They say that finding your bashert is like splitting the Sea. For me, when my son finally, Baruch Hashem, got engaged, it was more like crossing over to the Israeli side of the Jordan. And from here, the view is, of course, different.
All matches are the result of Divine Providence. A few years ago, I published a book called Bashert, Inspiring True Stories About Finding Your Soulmate (available on Amazon), as a merit for my son to find his. One after another, the stories were about finding the right one, at the right time, often in the most surprising and serendipitous ways.
My son and new daughter-in-law had been suggested to each other five years previously and then again a year ago. For whatever reason, they said no. But it wouldn’t be right to say, “Oh, too bad, if only they’d agreed five years ago…” They didn’t because they weren’t supposed to. It wasn’t the right time. And when it was the right time (this past Succot), there was such a confluence of circumstances, that it is impossible not to see Divine Providence working overtime.
Both of them had moved to Jerusalem last summer – she from a small community near Beer Sheva, he from Petach Tikvah. They both moved to the Kiryat Moshe neighborhood, a few houses from each other. Ah, but it gets better. They are, or rather were, both active in Shagririm (Ambassadors). Shagririm is an online dating site that uses the people who are looking for shidduchim to be shadchanim, themselves, so that everyone on the site is being helped by somebody else. On Chol Hamoed Succot neither Josh nor Tzion were planning to go on the hike that Shagririm was organizing, until… Josh decided at the last minute to do so and Tzion misplaced her keys which somehow led to her going on the hike too. But there’s more: because they had both signed up at the last minute, they were made the counselors of the group and worked together in leading them on this activity. Three months later, they were engaged, and two months after that, they were wed. Baruch Hashem! And it was beautiful!
What’s the take from all this besides mazal tov!? While, it’s very sad that so many people have to wait so long for their bashert, predominantly, it isn’t their fault.

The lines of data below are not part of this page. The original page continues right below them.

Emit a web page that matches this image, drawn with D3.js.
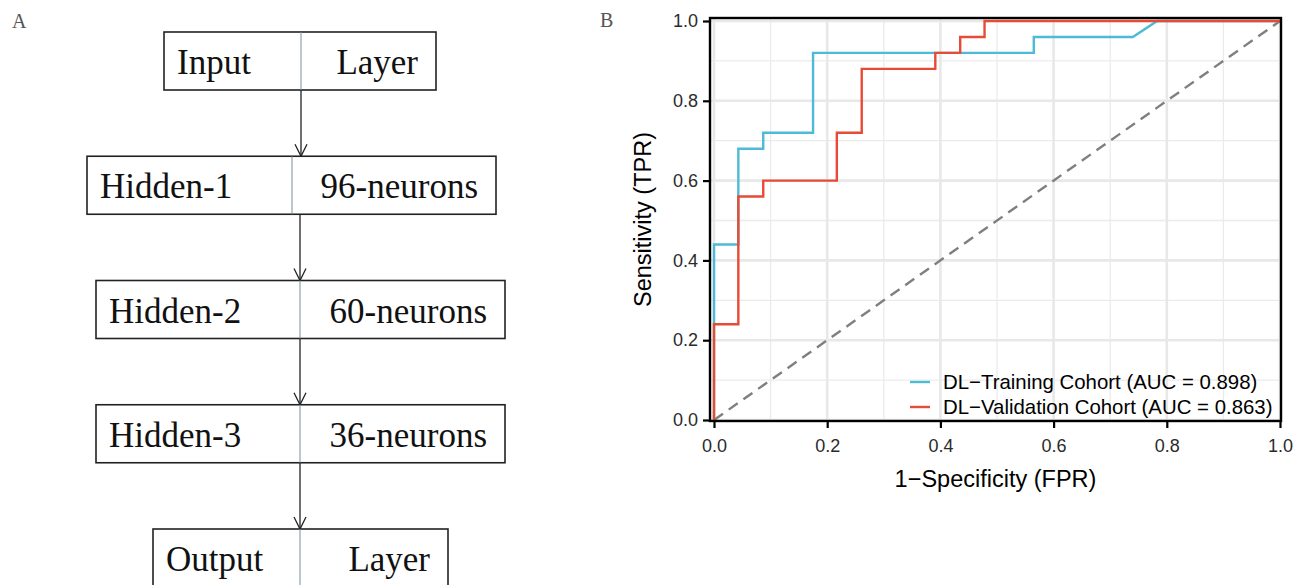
<!DOCTYPE html>
<head>
	<meta charset="utf-8">
	<style>
		body { margin: 0; background: #fff; }
		svg { display: block; }
		.axis text { font: 18px "Liberation Sans", Arial, sans-serif; fill: #2b2b2b; }
		.axis path { display: none; }
		.axis line { stroke: #000; stroke-width: 2.2px; }
		.box-text { font: 35px "Liberation Serif", "Times New Roman", serif; fill: #111; }
		.panel-tag { font: 20px "Liberation Serif", "Times New Roman", serif; fill: #555; }
		.title { font: 23.5px "Liberation Sans", Arial, sans-serif; fill: #000; }
		.legend-text { font: 20.4px "Liberation Sans", Arial, sans-serif; fill: #000; }
	</style>
	<title>Network and ROC</title>
	<script src="https://d3js.org/d3.v7.min.js"></script>
</head>
<body>
<div id="figure"></div>
<script>
	// panel A: network layers
	var layerNames = ["Input", "Hidden-1", "Hidden-2", "Hidden-3", "Output"];
	var layerUnits = ["Layer", "96-neurons", "60-neurons", "36-neurons", "Layer"];

	// panel B: ROC curves (fpr / tpr step points)
	var trainFPR = [0, 0, 0.043, 0.043, 0.087, 0.087, 0.175, 0.175, 0.565, 0.565, 0.740, 0.783, 1];
	var trainTPR = [0, 0.44, 0.44, 0.68, 0.68, 0.72, 0.72, 0.92, 0.92, 0.96, 0.96, 1, 1];
	var validFPR = [0, 0, 0.043, 0.043, 0.087, 0.087, 0.217, 0.217, 0.261, 0.261, 0.391, 0.391, 0.435, 0.435, 0.478, 0.478, 1];
	var validTPR = [0, 0.24, 0.24, 0.56, 0.56, 0.60, 0.60, 0.72, 0.72, 0.88, 0.88, 0.92, 0.92, 0.96, 0.96, 1, 1];
	var seriesNames = ["DL\u2212Training Cohort (AUC = 0.898)", "DL\u2212Validation Cohort (AUC = 0.863)"];
	var seriesColors = ["#4dbbd5", "#e64b35"];
	var tickValues = [0, 0.2, 0.4, 0.6, 0.8, 1.0];

	var svg = d3.select("#figure").append("svg")
		.attr("width", 1296)
		.attr("height", 585);

	// ---------- panel A ----------
	svg.append("text").attr("class", "panel-tag").attr("x", 12).attr("y", 28).text("A");

	var boxLeft = [164, 87, 96, 96, 153],
		boxRight = [436, 496, 505, 505, 448],
		boxSplit = [301, 292, 300, 300, 300],
		boxH = 58,
		arrowX = [301, 300, 300, 300];
	var yBox = d3.scaleLinear().domain([0, layerNames.length - 1]).range([32, 529]);

	var net = svg.append("g");
	// arrows between boxes
	for (var i = 0; i < layerNames.length - 1; i++) {
		var x = arrowX[i], y0 = yBox(i) + boxH, y1 = yBox(i + 1);
		net.append("line").attr("x1", x).attr("x2", x).attr("y1", y0).attr("y2", y1)
			.attr("stroke", "#222").attr("stroke-width", 1.3);
		net.append("path").attr("d", "M" + (x - 6) + "," + (y1 - 12) + "L" + x + "," + y1 + "L" + (x + 6) + "," + (y1 - 12))
			.attr("fill", "none").attr("stroke", "#222").attr("stroke-width", 1.3);
	}
	var boxes = net.selectAll(".layer").data(layerNames).enter().append("g").attr("class", "layer");
	boxes.append("rect")
		.attr("x", function (d, i) { return boxLeft[i]; })
		.attr("y", function (d, i) { return yBox(i); })
		.attr("width", function (d, i) { return boxRight[i] - boxLeft[i]; })
		.attr("height", boxH)
		.attr("fill", "#fff").attr("stroke", "#222").attr("stroke-width", 1.6);
	boxes.append("line")
		.attr("x1", function (d, i) { return boxSplit[i]; })
		.attr("x2", function (d, i) { return boxSplit[i]; })
		.attr("y1", function (d, i) { return yBox(i); })
		.attr("y2", function (d, i) { return yBox(i) + boxH; })
		.attr("stroke", "#7890a0").attr("stroke-width", 1);
	boxes.append("text").attr("class", "box-text")
		.attr("x", function (d, i) { return boxLeft[i] + 13; })
		.attr("y", function (d, i) { return yBox(i) + 42; })
		.text(function (d) { return d; });
	boxes.append("text").attr("class", "box-text")
		.attr("text-anchor", "end")
		.attr("x", function (d, i) { return boxRight[i] - 18; })
		.attr("y", function (d, i) { return yBox(i) + 42; })
		.text(function (d, i) { return layerUnits[i]; });

	// ---------- panel B ----------
	svg.append("text").attr("class", "panel-tag").attr("x", 600).attr("y", 27).text("B");

	var xScale = d3.scaleLinear().domain([0, 1]).range([714, 1280]),
		yScale = d3.scaleLinear().domain([0, 1]).range([420, 21]);
	var panel = { left: 710, right: 1281, top: 18, bottom: 421 };

	var g = svg.append("g");
	var minor = d3.range(0.1, 1, 0.2);
	g.selectAll(".gx-minor").data(minor).enter().append("line")
		.attr("x1", xScale).attr("x2", xScale).attr("y1", panel.top).attr("y2", panel.bottom)
		.attr("stroke", "#ebebeb").attr("stroke-width", 1.3);
	g.selectAll(".gy-minor").data(minor).enter().append("line")
		.attr("y1", yScale).attr("y2", yScale).attr("x1", panel.left).attr("x2", panel.right)
		.attr("stroke", "#ebebeb").attr("stroke-width", 1.3);
	g.selectAll(".gx-major").data(tickValues).enter().append("line")
		.attr("x1", xScale).attr("x2", xScale).attr("y1", panel.top).attr("y2", panel.bottom)
		.attr("stroke", "#e8e8e8").attr("stroke-width", 2.6);
	g.selectAll(".gy-major").data(tickValues).enter().append("line")
		.attr("y1", yScale).attr("y2", yScale).attr("x1", panel.left).attr("x2", panel.right)
		.attr("stroke", "#e8e8e8").attr("stroke-width", 2.6);

	// diagonal reference
	g.append("line")
		.attr("x1", xScale(0)).attr("y1", yScale(0)).attr("x2", xScale(1)).attr("y2", yScale(1))
		.attr("stroke", "#7f7f7f").attr("stroke-width", 2.4).attr("stroke-dasharray", "11,7");

	var line = d3.line().x(function (d) { return xScale(d[0]); }).y(function (d) { return yScale(d[1]); });
	var curves = [d3.zip(trainFPR, trainTPR), d3.zip(validFPR, validTPR)];
	curves.forEach(function (pts, i) {
		g.append("path").attr("d", line(pts))
			.attr("fill", "none").attr("stroke", seriesColors[i]).attr("stroke-width", 2.4);
	});

	// frame
	g.append("rect")
		.attr("x", panel.left).attr("y", panel.top)
		.attr("width", panel.right - panel.left).attr("height", panel.bottom - panel.top)
		.attr("fill", "none").attr("stroke", "#000").attr("stroke-width", 2.4);

	// axes
	svg.append("g").attr("class", "axis")
		.attr("transform", "translate(0," + panel.bottom + ")")
		.call(d3.axisBottom(xScale).tickValues(tickValues).tickFormat(d3.format(".1f")).tickSize(7).tickPadding(11));
	svg.append("g").attr("class", "axis")
		.attr("transform", "translate(" + panel.left + ",0)")
		.call(d3.axisLeft(yScale).tickValues(tickValues).tickFormat(d3.format(".1f")).tickSize(7).tickPadding(5));

	svg.append("text").attr("class", "title")
		.attr("x", (panel.left + panel.right) / 2).attr("y", 487)
		.style("text-anchor", "middle")
		.text("1\u2212Specificity (FPR)");
	svg.append("text").attr("class", "title")
		.attr("transform", "translate(651," + ((panel.top + panel.bottom) / 2) + ") rotate(-90)")
		.style("text-anchor", "middle")
		.text("Sensitivity (TPR)");

	// legend
	var legend = svg.append("g").attr("transform", "translate(910,382)");
	seriesNames.forEach(function (name, i) {
		legend.append("line").attr("x1", 0).attr("x2", 20).attr("y1", i * 25).attr("y2", i * 25)
			.attr("stroke", seriesColors[i]).attr("stroke-width", 2.4);
		legend.append("text").attr("class", "legend-text").attr("x", 33).attr("y", i * 25 + 7)
			.text(name);
	});
</script>
</body>
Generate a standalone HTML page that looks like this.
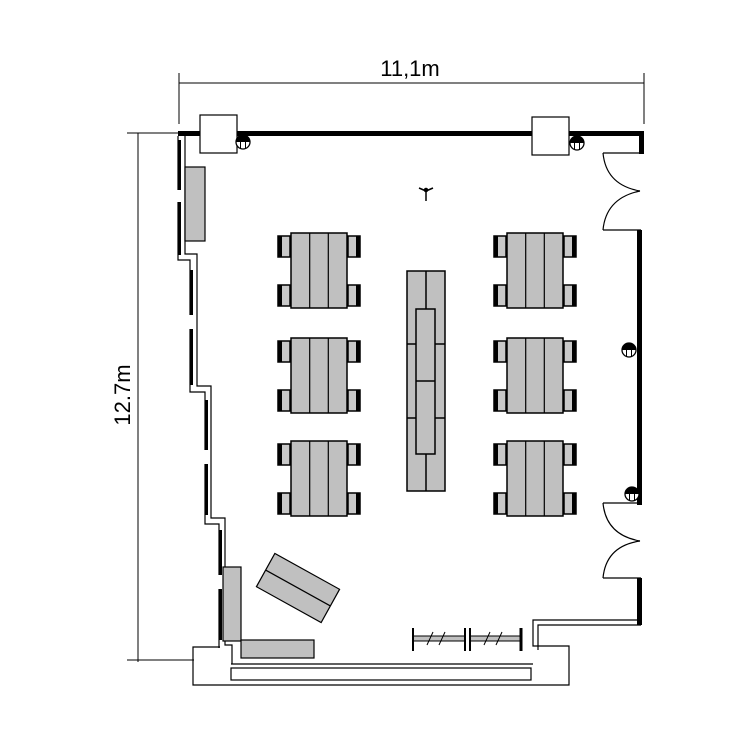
<!DOCTYPE html>
<html><head><meta charset="utf-8"><style>html,body{margin:0;padding:0;background:#fff}svg{display:block}</style></head>
<body>
<svg width="750" height="750" viewBox="0 0 750 750" xmlns="http://www.w3.org/2000/svg">
<defs>
<g id="chairL"><rect x="0" y="0" width="12" height="21" fill="#c8c8c8" stroke="#000" stroke-width="1.5"/><rect x="0" y="0" width="4" height="21" fill="#000"/></g>
<g id="chairR"><rect x="0" y="0" width="12" height="21" fill="#c8c8c8" stroke="#000" stroke-width="1.5"/><rect x="8" y="0" width="4" height="21" fill="#000"/></g>
<g id="tbl">
<use href="#chairL" x="-13" y="3"/><use href="#chairL" x="-13" y="52"/>
<use href="#chairR" x="57" y="3"/><use href="#chairR" x="57" y="52"/>
<rect x="0" y="0" width="56" height="75" fill="#c0c0c0" stroke="#000" stroke-width="1.5"/>
<line x1="18.7" y1="0" x2="18.7" y2="75" stroke="#000" stroke-width="1.2"/>
<line x1="37.3" y1="0" x2="37.3" y2="75" stroke="#000" stroke-width="1.2"/>
</g>
<g id="out"><circle cx="0" cy="0" r="7" fill="#fff" stroke="#000" stroke-width="1.3"/><path d="M-7,0 A7,7 0 0 1 7,0 Z" fill="#000"/><line x1="-2.5" y1="0" x2="-2.5" y2="6.5" stroke="#000"/><line x1="2.5" y1="0" x2="2.5" y2="6.5" stroke="#000"/></g>
</defs>
<g stroke="#000" stroke-width="1" fill="none">
<line x1="179" y1="83" x2="644" y2="83"/>
<line x1="179" y1="73" x2="179" y2="124"/>
<line x1="644" y1="73" x2="644" y2="124"/>
<line x1="138" y1="133" x2="138" y2="662"/>
<line x1="127" y1="133" x2="180" y2="133"/>
<line x1="127" y1="660" x2="194" y2="660"/>
</g>
<text x="410" y="76" font-family="Liberation Sans, sans-serif" font-size="22" text-anchor="middle">11,1m</text>
<text transform="translate(130,395) rotate(-90)" font-family="Liberation Sans, sans-serif" font-size="22" text-anchor="middle">12.7m</text>
<g fill="#000">
<rect x="178" y="131" width="24" height="5"/>
<rect x="234" y="131" width="298" height="5"/>
<rect x="569" y="131" width="75" height="5"/>
<rect x="639" y="131" width="5" height="23"/>
<rect x="637" y="230" width="5" height="275"/>
<rect x="637" y="578" width="5" height="47"/>
</g>
<rect x="200" y="115" width="37" height="38" fill="#fff" stroke="#000" stroke-width="1.2"/>
<rect x="532" y="117" width="37" height="38" fill="#fff" stroke="#000" stroke-width="1.2"/>
<g stroke="#000" stroke-width="1.2" fill="none">
<polyline points="641,153 603,153"/>
<polyline points="603,230 641,230"/>
<polyline points="641,503 603,503"/>
<polyline points="603,578 641,578"/>
<path d="M603,153 Q606,185 640,191"/>
<path d="M603,230 Q606,198 640,191"/>
<path d="M603,503 Q606,535 640,541"/>
<path d="M603,578 Q606,546 640,541"/>
<polyline points="641,620 533,620 533,646 569,646 569,685 193,685 193,647 220,647"/>
<polyline points="641,625 538,625 538,650"/>
<rect x="231" y="668" width="300" height="12"/>
<line x1="231" y1="664" x2="533" y2="664"/>
<polyline points="178,136 178,260 190,260 190,392 205,392 205,524 219,524 219,648"/>
<polyline points="185,136 185,254 197,254 197,386 211,386 211,518 225,518 225,645 232,645 232,664"/>
</g>
<g fill="#000">
<rect x="178" y="140" width="3" height="115"/>
<rect x="190" y="270" width="3" height="115"/>
<rect x="205" y="400" width="3" height="115"/>
<rect x="219" y="530" width="3" height="110"/>
</g>
<g fill="#fff"><rect x="177" y="190" width="5" height="12"/><rect x="189" y="315" width="5" height="14"/><rect x="204" y="450" width="5" height="14"/><rect x="218" y="575" width="5" height="14"/></g>
<use href="#out" x="243" y="142"/>
<use href="#out" x="577" y="143"/>
<use href="#out" x="629" y="350"/>
<use href="#out" x="632" y="494"/>
<g stroke="#000" stroke-width="1.5" fill="none"><line x1="426" y1="188" x2="426" y2="201"/><path d="M419,188 L426,191 L433,188"/><circle cx="426" cy="190" r="1.5" fill="#000"/></g>
<use href="#tbl" x="291" y="233"/>
<use href="#tbl" x="291" y="338"/>
<use href="#tbl" x="291" y="441"/>
<use href="#tbl" x="507" y="233"/>
<use href="#tbl" x="507" y="338"/>
<use href="#tbl" x="507" y="441"/>
<g stroke="#000" stroke-width="1.5" fill="#c0c0c0">
<rect x="407" y="271" width="38" height="220"/>
<line x1="426" y1="271" x2="426" y2="491"/>
<line x1="407" y1="344" x2="445" y2="344"/>
<line x1="407" y1="418" x2="445" y2="418"/>
<rect x="416" y="309" width="19" height="145"/>
<line x1="416" y1="381" x2="435" y2="381"/>
</g>
<g stroke="#000" stroke-width="1.2" fill="#c0c0c0">
<rect x="185" y="167" width="20" height="74"/>
<rect x="223" y="567" width="18" height="74"/>
<rect x="241" y="640" width="73" height="18"/>
<g transform="translate(298,588) rotate(29)"><rect x="-37" y="-19" width="74" height="38"/><line x1="-37" y1="0" x2="37" y2="0"/></g>
</g>
<g stroke="#000">
<rect x="413" y="636" width="52" height="5" fill="#c0c0c0" stroke-width="1"/>
<rect x="470" y="636" width="50" height="5" fill="#c0c0c0" stroke-width="1"/>
<line x1="413" y1="628" x2="413" y2="651" stroke-width="2"/>
<line x1="465" y1="628" x2="465" y2="651" stroke-width="2"/>
<line x1="470" y1="628" x2="470" y2="651" stroke-width="2"/>
<line x1="521" y1="628" x2="521" y2="651" stroke-width="3"/>
<g stroke-width="1"><line x1="427" y1="645" x2="433" y2="632"/><line x1="439" y1="645" x2="445" y2="632"/><line x1="484" y1="645" x2="490" y2="632"/><line x1="496" y1="645" x2="502" y2="632"/></g>
</g>
</svg>
</body></html>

We try to find reasons why people aren’t married and tell them if only they tried this segulah, that event, that matchmaker, this person… they would be married. If they were only less picky, less introverted, more erudite, more compromising (pick a quality). But it doesn’t work that way. For every girl my son dated, he added another requirement to his list, some of the qualities he was looking for even contradicted each other. But when he found the ONE he was prepared to spend the rest of his life with (bezrat Hashem), the list became superfluous. This was the girl he wanted to marry. And those were the qualities he ended up wanting. And this too was the guy she wanted to marry (to everyone’s joy and relief).
So if we really want to help the singles of this world, instead of criticizing and finding fault, our best avenue of hishtadlut, would be to pray for them to meet their right match, at the right time, in the right place, in the right way. Believe that they will find their soulmate and make sure they know you believe it.
To demonstrate the efficacy of prayer, my son and a friend of his had done hitbodedut for each other, last Motzaei Lag BaOmer. These two young men, but older singles, had gone to a forest in Kfar Etziyon, under the guidance of Rav Dov Zinger, and basically prayed there emotionally, in solitude, for the success of the other one to find a shidduch already! And they both ended up getting married, within the year, two days apart.
May all singles find their bashert among the trees, their roses among the thorns; may they and their families make their way to the opposite bank soon and may they have smooth sailing! And let us say, Amen.